A close call for Kyle Busch on Lap 48 strung the field out, leaving a 10-car pack fighting for the lead. Busch's Toyota twice turned sideways off the bumper of Johnson, and twice Busch saved the car from calamity despite running onto the apron in Turn 2.
The complexion of the race changed dramatically on Lap 55, when a chain-reaction wreck that started with contact between the cars of polesitter Martin Truex Jr., Ambrose and Joey Logano clobbered those three vehicles and eliminated Dale Earnhardt Jr., Kevin Harvick and Matt Kenseth.
The resulting fourth caution of the race bunched the field for a restart on Lap 62, with Greg Biffle in the lead, followed by Hendrick Motorsports teammates Gordon and Johnson and reigning NASCAR Sprint Cup Series champion Stewart.
The race was barely eight laps old when contact from David Ragan's Ford turned Paul Menard's Chevrolet and ignited a multicar wreck that also damaged the cars of Kasey Kahne, Denny Hamlin, Matt Kenseth, Juan Pablo Montoya, Michael Waltrip, Jeff Burton and Gordon.
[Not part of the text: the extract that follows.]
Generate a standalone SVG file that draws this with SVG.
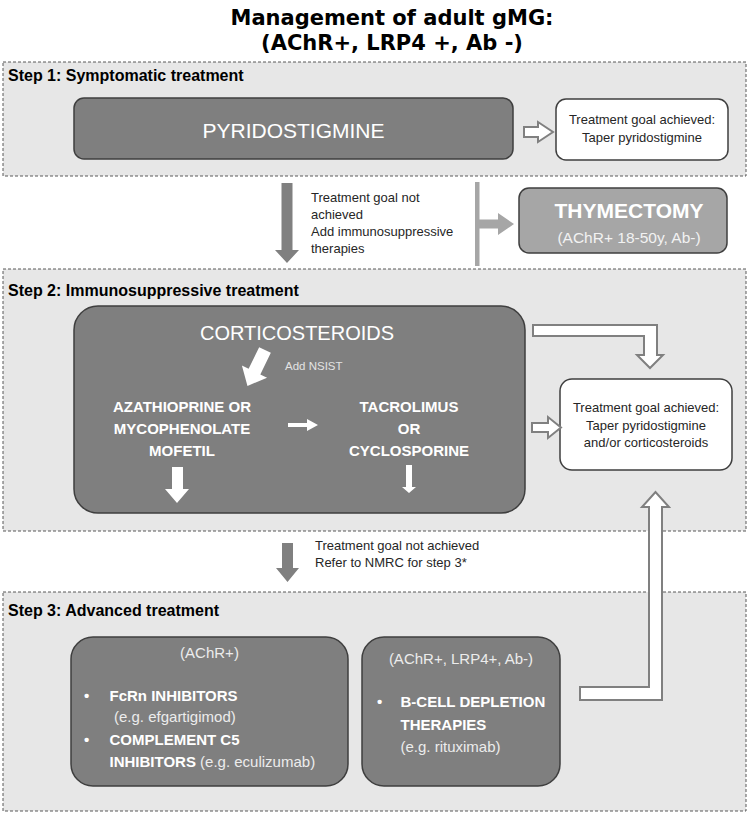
<svg xmlns="http://www.w3.org/2000/svg" width="749" height="813" viewBox="0 0 749 813">
<style>
.step{fill:#e7e7e7;stroke:#595959;stroke-width:1;stroke-dasharray:3 2}
.dark{fill:#7f7f7f;stroke:#3f3f3f;stroke-width:1.5}
.light{fill:#a6a6a6;stroke:#3f3f3f;stroke-width:1.5}
.goal{fill:#fff;stroke:#3f3f3f;stroke-width:1.5}
.f{font-family:"Liberation Sans",Arial,sans-serif}
.steplbl{font-weight:bold;font-size:16px;fill:#000}
.body{font-size:13px;fill:#262626}
.big{fill:#fff}
.wb{font-weight:bold;font-size:15px;fill:#fff}
.wr{font-size:15px;fill:#ececec}
.hollow{fill:#fff;stroke:#808080;stroke-width:2}
.garrow{fill:#808080}
.larrow{fill:#a6a6a6}
.warrow{fill:#fff}
.title{font-family:"DejaVu Sans",sans-serif;font-weight:bold;font-size:21px;fill:#000}
</style>

<g id="title">
<text class="title" x="392" y="25" text-anchor="middle">Management of adult gMG:</text>
<text class="title" x="392" y="50" text-anchor="middle">(AChR+, LRP4 +, Ab -)</text>
</g>

<g id="step1">
<rect class="step" x="3" y="62" width="743" height="114"/>
<text class="f steplbl" x="8" y="81">Step 1: Symptomatic treatment</text>
</g>
<g id="step2">
<rect class="step" x="3" y="269" width="743" height="262"/>
<text class="f steplbl" x="8" y="296">Step 2: Immunosuppressive treatment</text>
</g>
<g id="step3">
<rect class="step" x="3" y="592" width="743" height="219"/>
<text class="f steplbl" x="8" y="616">Step 3: Advanced treatment</text>
</g>

<g id="pyridostigmine">
<rect class="dark" x="74" y="98" width="439" height="61" rx="10"/>
<text class="f big" x="293.5" y="138" font-size="21" text-anchor="middle">PYRIDOSTIGMINE</text>
</g>

<g id="goal1">
<rect class="goal" x="556" y="99" width="172" height="61" rx="10"/>
<text class="f body" x="642" y="124" text-anchor="middle">Treatment goal achieved:</text>
<text class="f body" x="642" y="142" text-anchor="middle">Taper pyridostigmine</text>
</g>

<g id="note1">
<text class="f body" x="311" y="202">Treatment goal not</text>
<text class="f body" x="311" y="219">achieved</text>
<text class="f body" x="311" y="236">Add immunosuppressive</text>
<text class="f body" x="311" y="253">therapies</text>
</g>

<g id="thymectomy">
<rect class="light" x="519" y="188" width="208" height="65" rx="10"/>
<text class="f big" x="629" y="218" font-size="21" font-weight="bold" text-anchor="middle">THYMECTOMY</text>
<text class="f" x="629" y="243" font-size="15.5" fill="#f2f2f2" text-anchor="middle">(AChR+ 18-50y, Ab-)</text>
</g>

<g id="corticosteroids">
<rect class="dark" x="74" y="306" width="451" height="207" rx="24"/>
<text class="f big" x="297" y="340" font-size="20" text-anchor="middle">CORTICOSTEROIDS</text>
<text class="f" x="285" y="370" font-size="11.5" fill="#e3e3e3">Add NSIST</text>
<text class="f wb" x="182" y="412" text-anchor="middle">AZATHIOPRINE OR</text>
<text class="f wb" x="182" y="434" text-anchor="middle">MYCOPHENOLATE</text>
<text class="f wb" x="182" y="456" text-anchor="middle">MOFETIL</text>
<text class="f wb" x="409" y="412" text-anchor="middle">TACROLIMUS</text>
<text class="f wb" x="409" y="434" text-anchor="middle">OR</text>
<text class="f wb" x="409" y="456" text-anchor="middle">CYCLOSPORINE</text>
</g>

<g id="goal2">
<rect class="goal" x="560" y="379" width="172" height="91" rx="12"/>
<text class="f body" x="646" y="412" text-anchor="middle">Treatment goal achieved:</text>
<text class="f body" x="646" y="430" text-anchor="middle">Taper pyridostigmine</text>
<text class="f body" x="646" y="447" text-anchor="middle">and/or corticosteroids</text>
</g>

<g id="note2">
<text class="f body" x="315" y="550">Treatment goal not achieved</text>
<text class="f body" x="315" y="567">Refer to NMRC for step 3*</text>
</g>

<g id="fcrn">
<rect class="dark" x="71" y="637" width="277" height="149" rx="22"/>
<text class="f wr" x="209.5" y="658" text-anchor="middle">(AChR+)</text>
<text class="f wb" x="84" y="701">•</text>
<text class="f wb" x="109.5" y="701">FcRn INHIBITORS</text>
<text class="f wr" x="114" y="722">(e.g. efgartigimod)</text>
<text class="f wb" x="84" y="745">•</text>
<text class="f wb" x="109.5" y="745">COMPLEMENT C5</text>
<text class="f wb" x="109.5" y="767">INHIBITORS<tspan class="wr" font-weight="normal"> (e.g. eculizumab)</tspan></text>
</g>

<g id="bcell">
<rect class="dark" x="362" y="637" width="198" height="149" rx="22"/>
<text class="f wr" x="461" y="664" text-anchor="middle">(AChR+, LRP4+, Ab-)</text>
<text class="f wb" x="377" y="707">•</text>
<text class="f wb" x="400.5" y="707">B-CELL DEPLETION</text>
<text class="f wb" x="400.5" y="730">THERAPIES</text>
<text class="f wr" x="400.5" y="752">(e.g. rituximab)</text>
</g>

<g id="connectors">
<polygon class="hollow" points="524,127 538,127 538,122 553,132 538,142 538,137 524,137"/>
<polygon class="garrow" points="281.5,183 292.5,183 292.5,250 299,250 287,263 275,250 281.5,250"/>
<rect class="larrow" x="475" y="182" width="4.5" height="84"/>
<polygon class="larrow" points="477,219.5 498,219.5 498,213 514,224 498,235 498,228.5 477,228.5"/>
<path class="warrow" d="M0,-6.5 L24,-6.5 L24,-14 L40,0 L24,14 L24,6.5 L0,6.5 Z" transform="translate(265,350) rotate(116)"/>
<polygon class="warrow" points="288,423 307,423 307,419 318,425 307,431 307,427 288,427"/>
<polygon class="warrow" points="172,467 183,467 183,489 189,489 177,503 165,489 172,489"/>
<polygon class="warrow" points="406,465 412,465 412,487 416,487 409,493 402,487 406,487"/>
<polygon class="hollow" points="533,325 657,325 657,355 663,355 650,368 637,355 644,355 644,336 533,336"/>
<polygon class="hollow" points="532,423 548,423 548,417 561,427.5 548,438 548,432 532,432"/>
<polygon class="garrow" points="282,543 293,543 293,568 299,568 287.5,582 276,568 282,568"/>
<polygon class="hollow" points="580,687 649,687 649,507 642,507 655.5,492 669,507 662,507 662,700 580,700"/>
</g>
</svg>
Earnhardt, who had led the first three laps, had just regained the top spot on Lap 8 and was out in front when the wreck erupted behind him. The crash sidelined Menard, Ragan and Waltrip and knocked Hamlin and Kahne off the lead lap. Burton also fell of the lead lap during the first 25-lap segment when he pitted under green with a cut tire.
"Everybody was real racy and I just got into the back of Menard," Ragan said after exiting his car. "You get a good run, and you're pushing a little bit, and I guess he was pushing whoever was in front of him. And when you've got the meat in between the sandwich, you usually get wrecked."
McMurray was at the front of the field when NASCAR called the competition caution after Lap 25. Gordon, undeterred by minor damage to his car, was second, followed by Harvick, Kyle Busch and Ambrose.